Restate the data word for word and leave the images out.

◆ Available data
---*---

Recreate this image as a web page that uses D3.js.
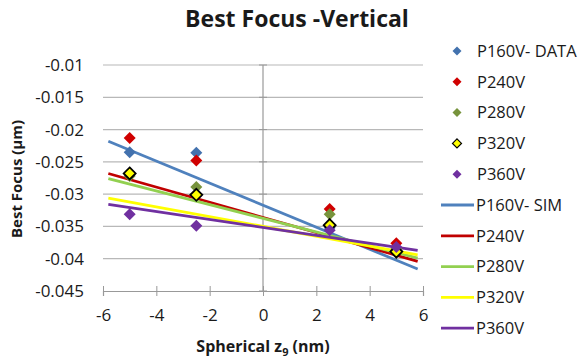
<!DOCTYPE html>
<html><head><meta charset="utf-8">
<script src="https://cdn.jsdelivr.net/npm/d3@7"></script>
<style>body{margin:0;background:#fff}svg{display:block}text{font-family:"Open Sans",sans-serif;fill:#1a1a1a}</style>
</head><body><svg id="c" width="580" height="360"></svg>
<script>
const xData = [-5, -2.5, 2.5, 5];
const dataNames = ["P160V- DATA", "P240V", "P280V", "P320V", "P360V"];
const p160Data = [-0.0235, -0.0236, -0.0352, -0.0388];
const p240Data = [-0.0213, -0.0248, -0.0323, -0.0376];
const p280Data = [-0.0272, -0.0289, -0.0331, -0.0385];
const p320Data = [-0.0268, -0.0301, -0.0348, -0.0389];
const p360Data = [-0.0331, -0.0349, -0.0356, -0.0382];
const xSim = [-5.8, 5.8];
const simNames = ["P160V- SIM", "P240V", "P280V", "P320V", "P360V"];
const p160Sim = [-0.0218, -0.0416];
const p240Sim = [-0.0268, -0.0404];
const p280Sim = [-0.0276, -0.0399];
const p320Sim = [-0.0306, -0.0394];
const p360Sim = [-0.0316, -0.0387];
const xTicks = [-6, -4, -2, 0, 2, 4, 6];
const yTicks = [-0.01, -0.015, -0.02, -0.025, -0.03, -0.035, -0.04, -0.045];

const dataSeries = [p160Data, p240Data, p280Data, p320Data, p360Data];
const simSeries = [p160Sim, p240Sim, p280Sim, p320Sim, p360Sim];
const markerFill = ["#4372AE", "#D00000", "#77933C", "#FFFF00", "#7030A0"];
const markerStroke = ["none", "none", "none", "#000", "none"];
const lineColor = ["#4F81BD", "#C00000", "#92D050", "#FFFF00", "#7030A0"];

const svg = d3.select("#c");
const x = d3.scaleLinear().domain([-6, 6]).range([103, 423]);
const y = d3.scaleLinear().domain([-0.045, -0.01]).range([291, 65]);

// gridlines
svg.append("g").selectAll("line").data(yTicks.filter(d => d > -0.045)).join("line")
  .attr("x1", x(-6)).attr("x2", x(6)).attr("y1", d => y(d)).attr("y2", d => y(d))
  .attr("stroke", "#b8b8b8").attr("stroke-width", 1.2);

// x axis at bottom
const xAxis = svg.append("g").attr("transform", `translate(0,${y(-0.045)})`)
  .call(d3.axisBottom(x).tickValues(xTicks).tickSize(5).tickPadding(13).tickFormat(d3.format("d")));
xAxis.select(".domain").attr("stroke", "#999").attr("stroke-width", 1.2);
xAxis.selectAll(".tick line").attr("stroke", "#999").attr("y1", -5).attr("y2", 5);
xAxis.selectAll("text").style("font-size", "17px").attr("fill", "#1a1a1a").text(d => d < 0 ? "-" + Math.abs(d) : d);

// y axis at x=0
svg.append("line").attr("x1", x(0)).attr("x2", x(0)).attr("y1", y(-0.01)).attr("y2", y(-0.045))
  .attr("stroke", "#999").attr("stroke-width", 1.2);
svg.append("g").selectAll("line").data(yTicks).join("line")
  .attr("x1", x(0) - 4).attr("x2", x(0) + 4).attr("y1", d => y(d)).attr("y2", d => y(d))
  .attr("stroke", "#999");

// y labels on the left
svg.append("g").selectAll("text").data(yTicks).join("text")
  .attr("x", 84).attr("y", d => y(d)).attr("dy", "0.35em").attr("text-anchor", "end")
  .style("font-size", "17px").text(d => String(d));

// sim lines
const line = d3.line().x((d, i) => x(xSim[i])).y(d => y(d));
simSeries.forEach((s, k) => {
  svg.append("path").datum(s).attr("d", line).attr("fill", "none")
    .attr("stroke", lineColor[k]).attr("stroke-width", 2.8);
});

// markers
const diamond = (cx, cy, r) => `M${cx},${cy - r}L${cx + r},${cy}L${cx},${cy + r}L${cx - r},${cy}Z`;
dataSeries.forEach((s, k) => {
  svg.append("g").selectAll("path").data(s).join("path")
    .attr("d", (d, i) => diamond(x(xData[i]), y(d), 6))
    .attr("fill", markerFill[k]).attr("stroke", markerStroke[k]).attr("stroke-width", 1.8);
});

// title
svg.append("text").attr("x", 297).attr("y", 27).attr("text-anchor", "middle")
  .style("font-size", "23px").style("font-weight", "bold").text("Best Focus -Vertical");

// axis titles
const xt = svg.append("text").attr("x", 263).attr("y", 352).attr("text-anchor", "middle")
  .style("font-size", "16px").style("font-weight", "bold");
xt.append("tspan").text("Spherical z");
xt.append("tspan").attr("dy", 4).style("font-size", "11px").text("9");
xt.append("tspan").attr("dy", -4).text(" (nm)");
svg.append("text").attr("transform", "translate(22,179) rotate(-90)").attr("text-anchor", "middle")
  .style("font-size", "15px").style("font-weight", "bold").text("Best Focus (µm)");

// legend
const lg = svg.append("g");
dataNames.forEach((n, k) => {
  const cy = 51 + k * 30.8;
  lg.append("path").attr("d", diamond(457, cy, 4.5)).attr("fill", markerFill[k])
    .attr("stroke", markerStroke[k]).attr("stroke-width", 1.2);
  lg.append("text").attr("x", 477).attr("y", cy).attr("dy", "0.35em").style("font-size", "16.5px").text(n);
});
simNames.forEach((n, k) => {
  const cy = 51 + (k + 5) * 30.8;
  lg.append("line").attr("x1", 441).attr("x2", 474).attr("y1", cy).attr("y2", cy)
    .attr("stroke", lineColor[k]).attr("stroke-width", 2.8);
  lg.append("text").attr("x", 476).attr("y", cy).attr("dy", "0.35em").style("font-size", "16.5px").text(n);
});
</script></body></html>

---*---

◆ Task answer
Recreate this image as a web page that uses D3.js.
<!DOCTYPE html>
<html><head><meta charset="utf-8">
<script src="https://cdn.jsdelivr.net/npm/d3@7"></script>
<style>body{margin:0;background:#fff}svg{display:block}text{font-family:"Open Sans",sans-serif;fill:#1a1a1a}</style>
</head><body><svg id="c" width="580" height="360"></svg>
<script>
const xData = [-5, -2.5, 2.5, 5];
const dataNames = ["P160V- DATA", "P240V", "P280V", "P320V", "P360V"];
const p160Data = [-0.0235, -0.0236, -0.0352, -0.0388];
const p240Data = [-0.0213, -0.0248, -0.0323, -0.0376];
const p280Data = [-0.0272, -0.0289, -0.0331, -0.0385];
const p320Data = [-0.0268, -0.0301, -0.0348, -0.0389];
const p360Data = [-0.0331, -0.0349, -0.0356, -0.0382];
const xSim = [-5.8, 5.8];
const simNames = ["P160V- SIM", "P240V", "P280V", "P320V", "P360V"];
const p160Sim = [-0.0218, -0.0416];
const p240Sim = [-0.0268, -0.0404];
const p280Sim = [-0.0276, -0.0399];
const p320Sim = [-0.0306, -0.0394];
const p360Sim = [-0.0316, -0.0387];
const xTicks = [-6, -4, -2, 0, 2, 4, 6];
const yTicks = [-0.01, -0.015, -0.02, -0.025, -0.03, -0.035, -0.04, -0.045];

const dataSeries = [p160Data, p240Data, p280Data, p320Data, p360Data];
const simSeries = [p160Sim, p240Sim, p280Sim, p320Sim, p360Sim];
const markerFill = ["#4372AE", "#D00000", "#77933C", "#FFFF00", "#7030A0"];
const markerStroke = ["none", "none", "none", "#000", "none"];
const lineColor = ["#4F81BD", "#C00000", "#92D050", "#FFFF00", "#7030A0"];

const svg = d3.select("#c");
const x = d3.scaleLinear().domain([-6, 6]).range([103, 423]);
const y = d3.scaleLinear().domain([-0.045, -0.01]).range([291, 65]);

// gridlines
svg.append("g").selectAll("line").data(yTicks.filter(d => d > -0.045)).join("line")
  .attr("x1", x(-6)).attr("x2", x(6)).attr("y1", d => y(d)).attr("y2", d => y(d))
  .attr("stroke", "#b8b8b8").attr("stroke-width", 1.2);

// x axis at bottom
const xAxis = svg.append("g").attr("transform", `translate(0,${y(-0.045)})`)
  .call(d3.axisBottom(x).tickValues(xTicks).tickSize(5).tickPadding(13).tickFormat(d3.format("d")));
xAxis.select(".domain").attr("stroke", "#999").attr("stroke-width", 1.2);
xAxis.selectAll(".tick line").attr("stroke", "#999").attr("y1", -5).attr("y2", 5);
xAxis.selectAll("text").style("font-size", "17px").attr("fill", "#1a1a1a").text(d => d < 0 ? "-" + Math.abs(d) : d);

// y axis at x=0
svg.append("line").attr("x1", x(0)).attr("x2", x(0)).attr("y1", y(-0.01)).attr("y2", y(-0.045))
  .attr("stroke", "#999").attr("stroke-width", 1.2);
svg.append("g").selectAll("line").data(yTicks).join("line")
  .attr("x1", x(0) - 4).attr("x2", x(0) + 4).attr("y1", d => y(d)).attr("y2", d => y(d))
  .attr("stroke", "#999");

// y labels on the left
svg.append("g").selectAll("text").data(yTicks).join("text")
  .attr("x", 84).attr("y", d => y(d)).attr("dy", "0.35em").attr("text-anchor", "end")
  .style("font-size", "17px").text(d => String(d));

// sim lines
const line = d3.line().x((d, i) => x(xSim[i])).y(d => y(d));
simSeries.forEach((s, k) => {
  svg.append("path").datum(s).attr("d", line).attr("fill", "none")
    .attr("stroke", lineColor[k]).attr("stroke-width", 2.8);
});

// markers
const diamond = (cx, cy, r) => `M${cx},${cy - r}L${cx + r},${cy}L${cx},${cy + r}L${cx - r},${cy}Z`;
dataSeries.forEach((s, k) => {
  svg.append("g").selectAll("path").data(s).join("path")
    .attr("d", (d, i) => diamond(x(xData[i]), y(d), 6))
    .attr("fill", markerFill[k]).attr("stroke", markerStroke[k]).attr("stroke-width", 1.8);
});

// title
svg.append("text").attr("x", 297).attr("y", 27).attr("text-anchor", "middle")
  .style("font-size", "23px").style("font-weight", "bold").text("Best Focus -Vertical");

// axis titles
const xt = svg.append("text").attr("x", 263).attr("y", 352).attr("text-anchor", "middle")
  .style("font-size", "16px").style("font-weight", "bold");
xt.append("tspan").text("Spherical z");
xt.append("tspan").attr("dy", 4).style("font-size", "11px").text("9");
xt.append("tspan").attr("dy", -4).text(" (nm)");
svg.append("text").attr("transform", "translate(22,179) rotate(-90)").attr("text-anchor", "middle")
  .style("font-size", "15px").style("font-weight", "bold").text("Best Focus (µm)");

// legend
const lg = svg.append("g");
dataNames.forEach((n, k) => {
  const cy = 51 + k * 30.8;
  lg.append("path").attr("d", diamond(457, cy, 4.5)).attr("fill", markerFill[k])
    .attr("stroke", markerStroke[k]).attr("stroke-width", 1.2);
  lg.append("text").attr("x", 477).attr("y", cy).attr("dy", "0.35em").style("font-size", "16.5px").text(n);
});
simNames.forEach((n, k) => {
  const cy = 51 + (k + 5) * 30.8;
  lg.append("line").attr("x1", 441).attr("x2", 474).attr("y1", cy).attr("y2", cy)
    .attr("stroke", lineColor[k]).attr("stroke-width", 2.8);
  lg.append("text").attr("x", 476).attr("y", cy).attr("dy", "0.35em").style("font-size", "16.5px").text(n);
});
</script></body></html>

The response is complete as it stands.